Oh yes -- the bottom line is that, as I understand it, Capital believes it quite possible that each and every simmer problem out there can be addressed and improved. Whether it will be improvable enough is still a little unclear. So in the meantime, they are indeed in the process of developing a simmering plate for their machine. How that will be distributed, cost, etc, is entirely unknown as of now.

However, most important was also this information about the actual engineering. The paradigm, if you will, of how the burner varies from low flame to high, is not like, say, turning a light bulb dimmer from low to high. It's more like, um, well -- don't know if this is a good analogy for all, but more like on my stereo's receiver there's a large "volume" dial, and then a smaller "loudness" dial. The loudness kicks in its particular sound spectrum at the lower end of volume; after a certain volume the 'volume' knob takes over.

With these burners it seems there's a main, basically a cylinder like it sounds to me, a car's cylinder. This adjusts the flow of gas on a large scale and affects the blast furnace end of things, the 23K BTU part. Then at the bottom end of things is this adjustment screw that controls the low-end simmering part. It's not particularly related to the gross adjustment. And hence, it is, theoretically, possible to "have it all", a burner that ranges from low-end simmer to blast furnace. Still in discussion, however, is just how low a simmer capability needs to be from a practical, home-cook's standpoint.

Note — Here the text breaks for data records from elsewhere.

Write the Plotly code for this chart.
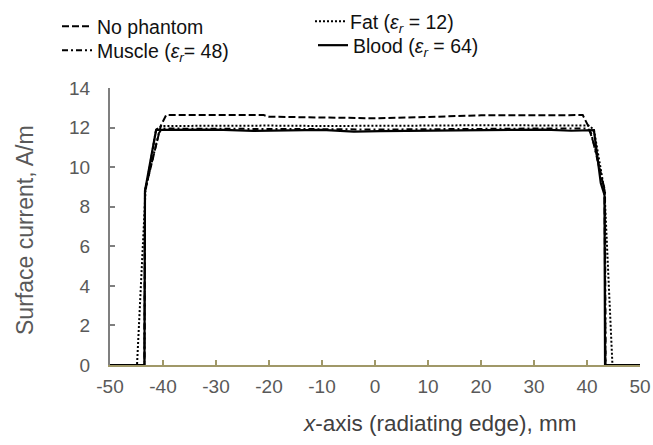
import plotly.graph_objects as go

# ---- data ----
x_nophantom = [-50, -43.5, -43.4, -42.0, -40.4, -39.4, -21.0, -20.0, -9.0, 0.0, 8.0, 20.0, 39.2, 40.2, 41.5, 43.3, 43.5, 50]
y_nophantom = [0, 0, 8.8, 10.4, 12.1, 12.63, 12.63, 12.55, 12.52, 12.47, 12.52, 12.62, 12.63, 12.1, 11.0, 8.8, 0, 0]

x_fat = [-50, -44.9, -43.3, -41.3, -40.3, -30, -20, -10, 0, 10, 20, 30, 40.3, 41.3, 43.3, 44.8, 50]
y_fat = [0, 0, 8.8, 11.9, 12.08, 12.1, 12.1, 12.08, 12.08, 12.1, 12.12, 12.1, 12.1, 11.9, 8.8, 0, 0]

x_muscle = [-50, -43.5, -43.4, -42.3, -40.8, -40.2, -30, -20, -10, 0, 10, 20, 30, 40.2, 40.8, 42.3, 43.4, 43.5, 50]
y_muscle = [0, 0, 8.8, 10.0, 11.7, 11.95, 11.95, 11.95, 11.92, 11.9, 11.92, 11.95, 11.95, 11.95, 11.7, 10.0, 8.8, 0, 0]

x_blood = [-50, -43.5, -43.4, -41.3, -30, -25, -23, -10, -4, 1, 10, 23, 32, 37, 41.3, 42.6, 43.3, 43.4, 50]
y_blood = [0, 0, 8.8, 11.88, 11.9, 11.86, 11.83, 11.88, 11.8, 11.82, 11.84, 11.86, 11.9, 11.84, 11.87, 9.2, 8.6, 0, 0]

x_ticks = [-50, -40, -30, -20, -10, 0, 10, 20, 30, 40, 50]
x_ticktext = ["-50", "-40", "-30", "-20", "-10", "0", "10", "20", "30", "40", "50"]
y_ticks = [0, 2, 4, 6, 8, 10, 12, 14]

EPS = "<i>ε</i><sub><i>r</i></sub>"

fig = go.Figure()
fig.add_trace(go.Scatter(x=x_nophantom, y=y_nophantom, mode="lines", name="No phantom", showlegend=True,
                         line=dict(color="black", width=2, dash="7px,3px"), legend="legend"))
fig.add_trace(go.Scatter(x=x_muscle, y=y_muscle, mode="lines", name=f"Muscle ({EPS}= 48)", showlegend=True,
                         line=dict(color="black", width=2, dash="6px,3px,2px,3px"), legend="legend2"))
fig.add_trace(go.Scatter(x=x_fat, y=y_fat, mode="lines", name=f"Fat ({EPS} = 12)", showlegend=True,
                         line=dict(color="black", width=2, dash="2px,2px"), legend="legend3"))
fig.add_trace(go.Scatter(x=x_blood, y=y_blood, mode="lines", name=f"Blood ({EPS} = 64)", showlegend=True,
                         line=dict(color="black", width=2.2), legend="legend4"))

W, H = 653, 445
font = "Liberation Sans, Arial, sans-serif"
L, R, T, B = 110, 13, 88, 80
PW, PH = W - L - R, H - T - B


def leg(px, top):
    return dict(xref="container", yref="container", x=px / W, y=1 - top / H,
                xanchor="left", yanchor="top", bgcolor="rgba(0,0,0,0)", visible=True,
                font=dict(size=19.5, color="#111111"), tracegroupgap=0, itemwidth=30)


fig.update_layout(
    width=W, height=H, showlegend=True,
    margin=dict(l=L, r=R, t=T, b=B, autoexpand=False),
    plot_bgcolor="white", paper_bgcolor="white",
    font=dict(family=font, size=19, color="#595959"),
    xaxis=dict(range=[-50, 50], tickvals=x_ticks, ticktext=x_ticktext, ticks="inside", ticklen=5, tickwidth=2,
               tickcolor="#a09868", showline=True, linecolor="#a09868", linewidth=2,
               showgrid=False, zeroline=False, automargin=False, ticklabelstandoff=3,
               tickfont=dict(size=19, color="#595959")),
    yaxis=dict(range=[0, 14], tickvals=y_ticks, ticks="inside", ticklen=5, tickwidth=2,
               tickcolor="#7f7f7f", showline=True, linecolor="#7f7f7f", linewidth=2,
               showgrid=False, zeroline=False, automargin=False, ticklabelstandoff=14,
               tickfont=dict(size=19, color="#595959")),
    legend=leg(57, 7),
    legend2=leg(57, 31),
    legend3=leg(310, 2),
    legend4=leg(313, 26),
    annotations=[
        dict(text="<i>x</i>-axis (radiating edge), mm", xref="paper", yref="paper",
             x=(440 - L) / PW, y=-(423 - (H - B)) / PH, xanchor="center", yanchor="middle",
             showarrow=False, font=dict(size=22.5, color="#404040")),
        dict(text="Surface current, A/m", xref="paper", yref="paper", textangle=-90,
             x=-(L - 25) / PW, y=(H - B - 230) / PH, xanchor="center", yanchor="middle",
             showarrow=False, font=dict(size=23, color="#595959")),
    ],
)

fig.write_html("out.html", config={"displayModeBar": False},
               post_script="document.body.style.margin='0px';")
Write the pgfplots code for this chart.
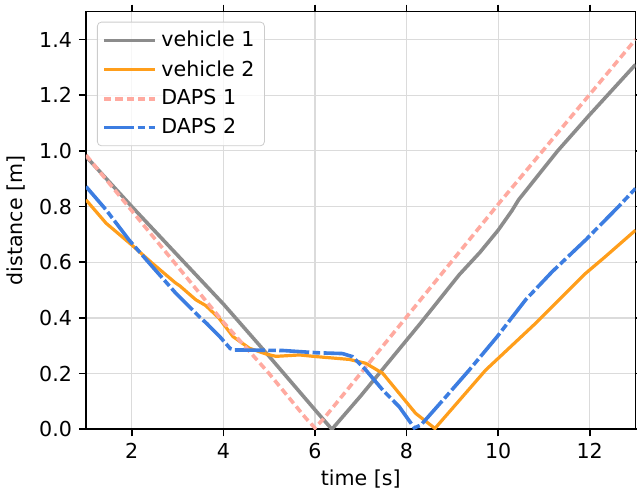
\documentclass[border=0pt]{standalone}
\usepackage{pgfplots}
\pgfplotsset{compat=1.18}
\usepackage{fontspec}
\setmainfont{DejaVu Sans}

\definecolor{vgray}{RGB}{140,140,140}
\definecolor{vorange}{RGB}{255,158,27}
\definecolor{dpink}{RGB}{255,170,160}
\definecolor{dblue}{RGB}{60,125,225}

\begin{document}
\begin{tikzpicture}[font=\fontsize{10.3}{12.4}\selectfont]
\begin{axis}[
  at={(0,0)}, anchor=south west,
  scale only axis,
  width=274.75pt, height=208.8pt,
  xmin=1, xmax=13, ymin=0, ymax=1.5,
  xtick={2,4,6,8,10,12},
  ytick={0,0.2,0.4,0.6,0.8,1.0,1.2,1.4},
  yticklabel style={/pgf/number format/.cd,fixed,fixed zerofill,precision=1},
  /pgf/number format/assume math mode=true,
  tick align=outside,
  major tick length=3.5pt,
  every tick/.style={black, line width=0.8pt},
  axis line style={black, line width=0.8pt},
  grid=major,
  major grid style={black!14, line width=0.6pt},
  xlabel={time [s]},
  xlabel style={yshift=1.6pt},
  ylabel={distance [m]},
  legend cell align=left,
  legend style={at={(0.02,0.976)}, anchor=north west,
    draw=black!20, rounded corners=2pt, fill=white, fill opacity=0.8,
    text opacity=1, inner xsep=2.5pt, inner ysep=2pt,
    row sep=0.3pt,
    nodes={inner sep=2.5pt}},
  legend image code/.code={\draw[#1] (0pt,0pt) -- (22.7pt,0pt);
    \path (0pt,0pt) -- (25.2pt,0pt);},
]
% vehicle 1
\addplot[vgray, line width=1.8pt] coordinates {
 (1,0.98) (2,0.80) (3,0.625) (4,0.45) (5,0.262) (6,0.07) (6.37,0.0)
 (7,0.12) (8.3,0.38) (9.15,0.555) (9.6,0.635) (10.0,0.715) (10.3,0.785)
 (10.45,0.825) (11.3,1.0) (12,1.13) (13,1.31)};
\addlegendentry{vehicle 1}
% vehicle 2
\addplot[vorange, line width=1.6pt] coordinates {
 (1,0.824) (1.44,0.74) (2,0.662) (2.45,0.596) (2.96,0.525) (3.05,0.515)
 (3.40,0.465) (3.61,0.445) (3.90,0.40) (4.21,0.333) (4.57,0.291)
 (4.94,0.27) (5.15,0.262) (5.66,0.267) (6.03,0.261) (6.75,0.251)
 (7.11,0.237) (7.48,0.201) (7.84,0.129) (8.2,0.057) (8.62,0.003)
 (9.73,0.213) (10.82,0.381) (11.91,0.56) (12.34,0.62) (13,0.715)};
\addlegendentry{vehicle 2}
% DAPS 1
\addplot[dpink, line width=1.8pt, dash pattern=on 3.65pt off 2pt] coordinates {
 (1,0.985) (4,0.385) (5,0.2) (5.8,0.04) (6.0,0.005) (6.2,0.04)
 (8.28,0.46) (10.02,0.812) (13,1.40)};
\addlegendentry{DAPS 1}
% DAPS 2
\addplot[dblue, line width=1.8pt, dash pattern=on 15pt off 1.7pt on 3.8pt off 1.7pt] coordinates {
 (1,0.872) (1.44,0.788) (1.94,0.68) (2.45,0.584) (2.96,0.489) (3.47,0.405)
 (3.63,0.381) (3.92,0.333) (4.15,0.29) (4.25,0.285) (5.3,0.283)
 (6.03,0.275) (6.6,0.272) (6.82,0.261) (7.11,0.213) (7.48,0.141)
 (7.84,0.081) (8.17,0.005) (8.31,0.015) (8.42,0.035) (8.86,0.117)
 (9.37,0.213) (9.98,0.333) (10.6,0.465) (11.18,0.566) (11.91,0.68)
 (12.63,0.80) (13,0.865)};
\addlegendentry{DAPS 2}
\end{axis}
\pgfresetboundingbox
\path[use as bounding box] (-43pt,-30.35pt) rectangle (275.5pt,214.65pt);
\end{tikzpicture}
\end{document}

And I'm going to have to go in a second here, possibly before conveying all. But let me just say that this bit, the discussion of what is low-enough practically, is something that was made clear to me Capital is very willing to hear from its customers (and potential customers) regarding. They have a website, with contact information on it. I urge sundry to contact them (even if I myself am utterly chicken about doing so).

gotta run, sorry .... more later if it occurs.